Louis XVI, mécontent de l'opposition qu'il avait eu à subir de la part des privilégiés, en

diverses circonstances, se prononça, contrairement à l'avis des notables, pour la double représentation du tiers. Le résultat principal du conseil tenu à Versailles, le 27 décembre 1788, fut << que les députés aux États généraux seraient au moins au nombre de mille, et que le nombre des députés du tiers état serait égal à celui des deux autres ordres réunis. » La majorité des ministres estimait qu'il était prudent de décider également à l'avance quel serait le mode de vérification des pouvoirs, si l'on voterait par ordre ou par tète, et enfin quelles seraient les bases de la constitution nouvelle, car on ne doutait plus de sa nécessité; mais Necker insista pour que la plus grande liberté fût laissée à l'assemblée, par ce motif que les nouvelles institutions auraient plus d'autorité sur l'esprit national si elles prenaient naissance dans le sein même des États généraux. «La reine, contre tous les usages, assista aux séances du conseil où furent délibérés les principes et les formalités des élections et de la convocation des États généraux.
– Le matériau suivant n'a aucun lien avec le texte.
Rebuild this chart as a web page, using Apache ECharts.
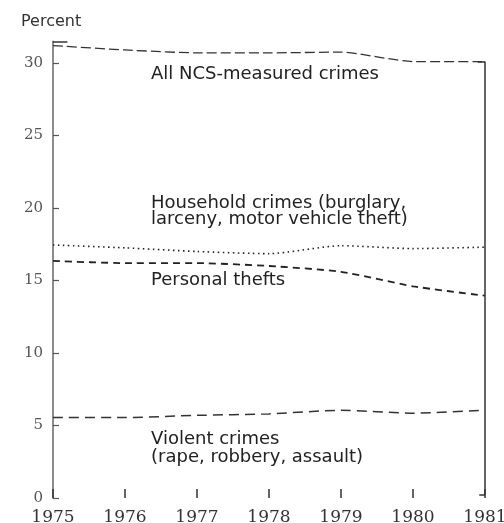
<!DOCTYPE html>
<html>
<head>
<meta charset="utf-8">
<script src="https://cdn.jsdelivr.net/npm/echarts@6/dist/echarts.min.js"></script>
<style>
  html, body { margin: 0; padding: 0; background: #fff; }
  #chart { width: 504px; height: 523px; }
</style>
</head>
<body>
<div id="chart"></div>
<script>
// values (percent of households)
const years = [1975, 1976, 1977, 1978, 1979, 1980, 1981];
const allCrimes = [31.2, 30.9, 30.7, 30.7, 30.75, 30.1, 30.1];
const householdCrimes = [17.45, 17.25, 17.0, 16.85, 17.4, 17.2, 17.3];
const personalThefts = [16.35, 16.2, 16.2, 16.0, 15.6, 14.6, 13.95];
const violentCrimes = [5.55, 5.55, 5.7, 5.8, 6.05, 5.85, 6.05];
const yTicks = [0, 5, 10, 15, 20, 25, 30];

const ink = '#222';
const sans = '"DejaVu Sans", sans-serif';
const serif = '"DejaVu Serif", serif';

function pairs(vals) {
  return vals.map((v, i) => [years[i], v]);
}

const chart = echarts.init(document.getElementById('chart'));

const option = {
  animation: false,
  grid: { left: 53, right: 19, top: 41.25, bottom: 25, outerBoundsMode: 'none', containLabel: false },
  xAxis: {
    type: 'value',
    min: years[0],
    max: years[years.length - 1],
    interval: 1,
    axisLine: { show: false },
    axisTick: { show: true, inside: true, length: 9, lineStyle: { color: '#333', width: 1.5 } },
    splitLine: { show: false },
    axisLabel: {
      margin: 11,
      fontFamily: serif,
      fontSize: 17,
      color: '#333',
      formatter: v => String(v)
    }
  },
  yAxis: {
    type: 'value',
    min: 0,
    max: 31.5,
    interval: 5,
    axisLine: { show: true, lineStyle: { color: '#666', width: 1.5 } },
    axisTick: { show: true, inside: true, length: 6, lineStyle: { color: '#555', width: 1.2 } },
    splitLine: { show: false },
    axisLabel: {
      showMaxLabel: false,
      margin: 10,
      fontFamily: serif,
      fontSize: 15,
      color: '#555',
      formatter: v => yTicks.indexOf(v) >= 0 ? String(v) : ''
    }
  },
  series: [
    {
      name: 'All NCS-measured crimes',
      type: 'line',
      data: pairs(allCrimes),
      symbol: 'none',
      smooth: 0.2,
      lineStyle: { color: '#333', width: 1.3, type: [10, 4] },
      markLine: {
        silent: true,
        symbol: 'none',
        label: { show: false },
        lineStyle: { color: '#333', width: 1.5, type: 'solid' },
        data: [
          [{ coord: [1981, 0.2] }, { coord: [1981, 30.1] }],
          [{ coord: [1980.9, 30.1] }, { coord: [1981, 30.1] }],
          [{ coord: [1980.92, 0.2] }, { coord: [1981, 0.2] }],
          [{ coord: [1975, 31.5] }, { coord: [1975.2, 31.5] }]
        ]
      }
    },
    {
      name: 'Household crimes',
      type: 'line',
      data: pairs(householdCrimes),
      symbol: 'none',
      smooth: 0.2,
      lineStyle: { color: ink, width: 1.6, type: [1.5, 3.5] }
    },
    {
      name: 'Personal thefts',
      type: 'line',
      data: pairs(personalThefts),
      symbol: 'none',
      smooth: 0.2,
      lineStyle: { color: ink, width: 1.8, type: [7, 5] }
    },
    {
      name: 'Violent crimes',
      type: 'line',
      data: pairs(violentCrimes),
      symbol: 'none',
      smooth: 0.2,
      lineStyle: { color: '#333', width: 1.5, type: [10, 6] }
    }
  ],
  graphic: [
    { type: 'text', x: 21, y: 22, style: { text: 'Percent', font: '16px ' + sans, fill: '#333', verticalAlign: 'middle' } },
    { type: 'text', x: 151, y: 74, style: { text: 'All NCS-measured crimes', font: '18px ' + sans, fill: ink, verticalAlign: 'middle' } },
    { type: 'text', x: 151, y: 203, style: { text: 'Household crimes (burglary,', font: '18px ' + sans, fill: ink, verticalAlign: 'middle' } },
    { type: 'text', x: 151, y: 219, style: { text: 'larceny, motor vehicle theft)', font: '18px ' + sans, fill: ink, verticalAlign: 'middle' } },
    { type: 'text', x: 151, y: 280, style: { text: 'Personal thefts', font: '18px ' + sans, fill: ink, verticalAlign: 'middle' } },
    { type: 'text', x: 151, y: 439, style: { text: 'Violent crimes', font: '18px ' + sans, fill: ink, verticalAlign: 'middle' } },
    { type: 'text', x: 151, y: 457, style: { text: '(rape, robbery, assault)', font: '18px ' + sans, fill: ink, verticalAlign: 'middle' } }
  ]
};

chart.setOption(option);
</script>
</body>
</html>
Elle ne fut point contraire à ce qui fut résolu, opposée sur ce point à M. le comte d'Artois et à la société de Mme de Polignac, où l'on se passionnait pour les intérêts de la noblesse, sans nul souci du pouvoir royal, sans nul esprit de gouvernement. »>> (Barante.)

Quelques ministres avaient pensé que le lieu des séances devait être éloigné de la capitale. Cette question avait été discutée en conseil. « Le roi écoutait et ne disait rien; sa physionomie ne manifestait point quelle pouvait être son opinion.